GOAL OF THE EXERCISE
Only the lines from the start of the data to the line containing "plt.rcParams['font.family'] = ['Noto", both included, should be output, exactly and without pictures.
* begin *
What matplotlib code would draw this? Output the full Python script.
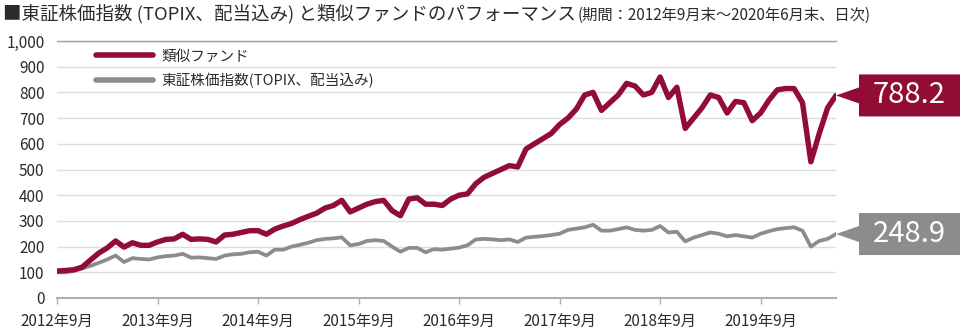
import matplotlib
matplotlib.use("Agg")
import matplotlib.pyplot as plt
import matplotlib.transforms as mtransforms
from matplotlib.patches import Polygon
import numpy as np

plt.rcParams['font.family'] = ['Noto Sans CJK JP', 'DejaVu Sans']

# ---- data (monthly, 2012-09 .. 2020-06) ----
fund = [105, 107, 110, 120, 148, 175, 195, 222, 198, 215, 205, 205,
        218, 228, 230, 248, 228, 230, 228, 218, 245, 248, 255, 262,
        262, 248, 268, 280, 290, 305, 318, 330, 350, 360, 380, 335,
        350, 365, 375, 380, 340, 320, 385, 390, 365, 365, 360, 385,
        400, 405, 445, 470, 485, 500, 515, 510, 580, 600, 620, 640,
        675, 700, 735, 790, 800, 730, 760, 790, 835, 825, 790, 800,
        860, 780, 820, 660, 700, 740, 790, 780, 720, 765, 760, 690,
        720, 770, 810, 815, 815, 760, 530, 640, 740, 788.2]
topix = [100, 100, 105, 115, 125, 137, 150, 165, 140, 155, 152, 150,
         158, 163, 165, 172, 157, 158, 155, 152, 165, 170, 172, 178,
         180, 165, 188, 188, 200, 207, 215, 225, 230, 232, 236, 205,
         210, 222, 225, 222, 200, 180, 195, 195, 178, 190, 188, 192,
         196, 205, 228, 230, 228, 225, 228, 218, 235, 238, 241, 245,
         250, 265, 270, 275, 285, 262, 262, 268, 275, 265, 262, 265,
         280, 255, 258, 220, 235, 245, 255, 250, 240, 245, 240, 235,
         250, 260, 268, 272, 275, 262, 200, 222, 230, 248.9]
xtick_labels = ['2012年9月', '2013年9月', '2014年9月', '2015年9月',
                '2016年9月', '2017年9月', '2018年9月', '2019年9月']
series_names = ['類似ファンド', '東証株価指数(TOPIX、配当込み)']
yticks = list(range(0, 1001, 100))

RED = '#920D35'
GRAY = '#8C8C8C'
TXT = '#2b2b2b'

W, H = 975, 333
fig = plt.figure(figsize=(W / 100, H / 100), dpi=100)
ax = fig.add_axes([57 / W, 1 - 298 / H, (836 - 57) / W, (298 - 41) / H])

months = np.arange(len(fund))
ax.plot(months, topix, color=GRAY, lw=2.7, solid_capstyle='round',
        solid_joinstyle='round', zorder=3, label=series_names[1])
ax.plot(months, fund, color=RED, lw=3.9, solid_capstyle='round',
        solid_joinstyle='round', zorder=4, label=series_names[0])

ax.set_xlim(0, months[-1])
ax.set_ylim(0, 1000)
ax.set_yticks(yticks)
ax.set_yticklabels([f'{v:,}' for v in yticks])
ax.set_xticks(np.arange(0, len(fund), 12)[:len(xtick_labels)])
ax.set_xticklabels(xtick_labels)
ax.yaxis.grid(True, color='#dedede', lw=1.0)
ax.set_axisbelow(True)
for s in ['left', 'right']:
    ax.spines[s].set_visible(False)
ax.spines['top'].set_color('#a0a0a0')
ax.spines['top'].set_linewidth(1.0)
ax.spines['bottom'].set_color('#b0b0b0')
ax.spines['bottom'].set_linewidth(1.5)
ax.tick_params(axis='y', length=0, pad=9, labelsize=11, labelcolor=TXT)
ax.tick_params(axis='x', length=4, width=1, color='#b0b0b0', pad=7,
               labelsize=11, labelcolor=TXT)

# legend
h, l = ax.get_legend_handles_labels()
leg = ax.legend(h[::-1], l[::-1], loc='upper left', bbox_to_anchor=(0.043, 0.99),
                frameon=False, fontsize=10.5, handlelength=3.9, handletextpad=0.55,
                labelspacing=0.62, borderaxespad=0.0)
for t in leg.get_texts():
    t.set_color(TXT)
for ln in leg.get_lines():
    ln.set_linewidth(4.0)

# value callouts
trans = mtransforms.blended_transform_factory(ax.transAxes, ax.transData)
axw = 836 - 57
bx0 = (859 - 57) / axw
bx1 = (960 - 57) / axw
half_h = 21 / 257 * 1000
arrow_h = 8 / 257 * 1000
for vals, col in [(fund, RED), (topix, GRAY)]:
    v = vals[-1]
    pts = [(1.0, v), (bx0, v + arrow_h), (bx0, v + half_h), (bx1, v + half_h),
           (bx1, v - half_h), (bx0, v - half_h), (bx0, v - arrow_h)]
    ax.add_patch(Polygon(pts, closed=True, transform=trans, facecolor=col,
                         edgecolor='none', clip_on=False, zorder=5))
    ax.text((bx0 + bx1) / 2, v, f'{v:.1f}', transform=trans, color='white',
            fontsize=21, ha='center', va='center', clip_on=False, zorder=6)

# title
t1 = fig.text(3 / W, 1 - 14 / H, '■東証株価指数 (TOPIX、配当込み) と類似ファンドのパフォーマンス',
              fontsize=13.3, color=TXT, va='center', ha='left')
fig.canvas.draw()
bb = t1.get_window_extent()
fig.text(bb.x1 / W + 0.002, 1 - 15 / H, '(期間：2012年9月末～2020年6月末、日次)',
         fontsize=11, color=TXT, va='center', ha='left')

fig.savefig('out.png', dpi=100)
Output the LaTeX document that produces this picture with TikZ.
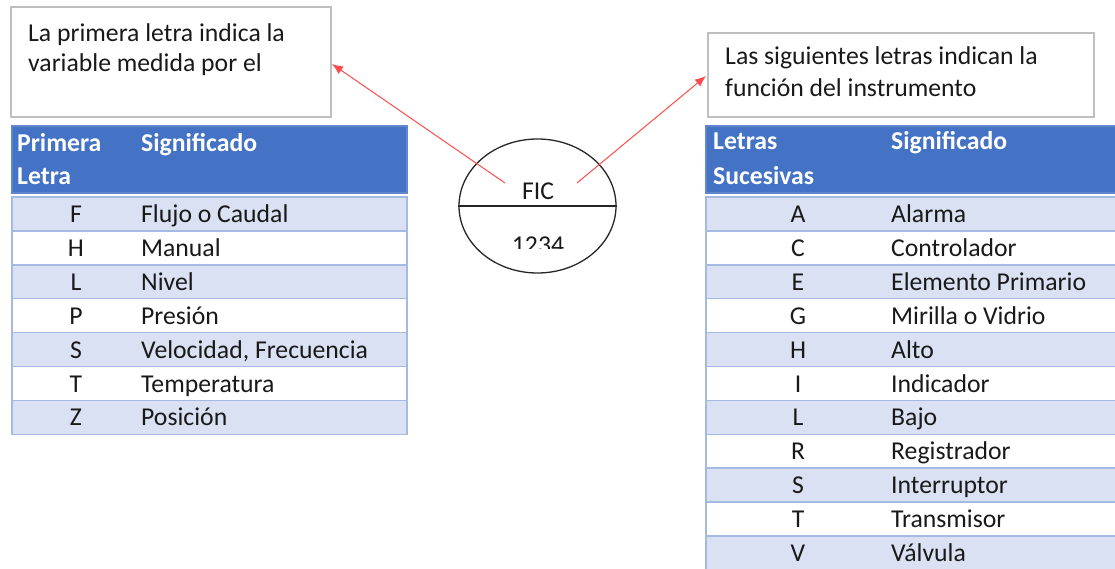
* end *
EXERCISE ANSWER
What matplotlib code would draw this? Output the full Python script.
import matplotlib
matplotlib.use("Agg")
import matplotlib.pyplot as plt
import matplotlib.transforms as mtransforms
from matplotlib.patches import Polygon
import numpy as np

plt.rcParams['font.family'] = ['Noto Sans CJK JP', 'DejaVu Sans']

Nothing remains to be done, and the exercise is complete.